Training and Development: Critical Incident Interview Guide

Introduction and Purpose

Work is performed by employees. Sometimes the decisions and actions performed at work result in "critical incidents" which may be either a success or a failure. This interview technique is used to help identify the specific actions (behaviours), decisions, and information which led to the critical incident. Describe the purpose of the interview. "We want to learn more about how you make decisions in your job. Take as much time as needed to respond thoroughly and accurately."

Ask probing questions. Don't ask "Yes or No" questions.

Identify Incidents

Have the employee discuss difficult decisions that they have to make on their job. These are decisions that may have or would likely have resulted in the success or an error of some critical incident. It is important that they focus their discussion on the incident and what led to it. Try to avoid discussions about management or resources in general.


For each incident identified, describe the timeline of events that led to that incident. Describe the incident from start to finish. Re-construct the events to form a timeline that establishes the sequence of each event.

Ask for clarification and explanation and follow-up questions.

Identify Decision Points

Identify specific decision points on the timeline.

Decision Point Analysis

For each decision point, consider the following:
  1. Errors If an error occurred, what was it?
  2. Optimal How should the decision have been made?
  3. Ambiguous What information could have helped make the decision. Was any information missing?
  4. Error Avoidance Could the error have been avoided? If so, how?
  5. Environmental Factors What aspects of your environment influenced your decision?
  6. Expert / Novice Do (or would) experts and novices differ in their decision making?
  7. Information What information was used in making the decision? How was it obtained?
  8. Training Others If you were training new employees, what would you teach them about this kind of incident?
  • Information is gathered directly from the employees
  • Can follow-up on statements
  • Can interview multiple employees about the same incident for a more complete perspective
  • Has been used extensively since the mid 1900's
  • Subject to the interpretation of employees
  • Needs to be conducted shortly after a critical incident occurs
  • Memory about an incident may be biased or fallable
  • Some employees may be reluctant to talk about certain incidents

Sample Questionnaire

Critical Incident Interview Form

Interview Background Information
Name of Interviewer: Date:

Person being Interviewed
Name: Job Title: Job Class:

Use this outline to help guide the Critical Incident interview. Try to focus on the events, behaviors, and actions. Avoid assigning blame or introducing biased opinions. Focus on the facts.

Who, What, When, Where

What happened?

When and where did it happen?

What was happening when you did this?

What happened that was beneficial or positive in outcome?

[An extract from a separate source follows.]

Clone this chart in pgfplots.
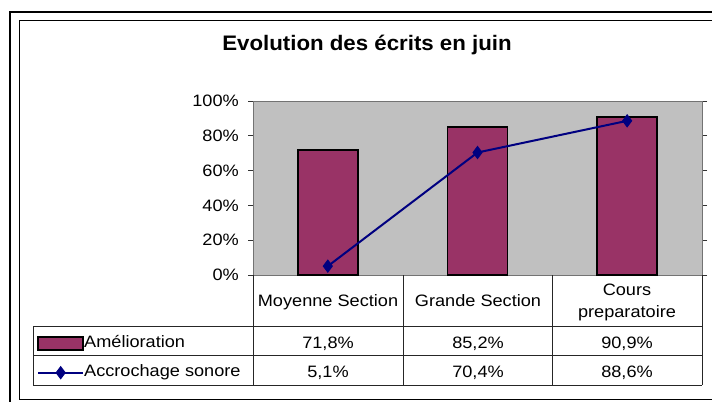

What happened that was detrimental or had a bad outcome?

What led to this outcome?

What happened before this?

What circumstances existed that caused this?

What would you have done differently if you could do it over again?

What will you do differently in the future?

Actions of Individuals

What did you do that helped or was effective?

What did you do that did not help or was ineffective?

What was the outcome of these actions?

Why did this help or not help the incident to occur?

What did you observe being done by others?

Consequences of Actions

What was the outcome of these actions?

Why do you think the actions were effective or ineffective?

Why do you think the actions had a positive or negative outcome?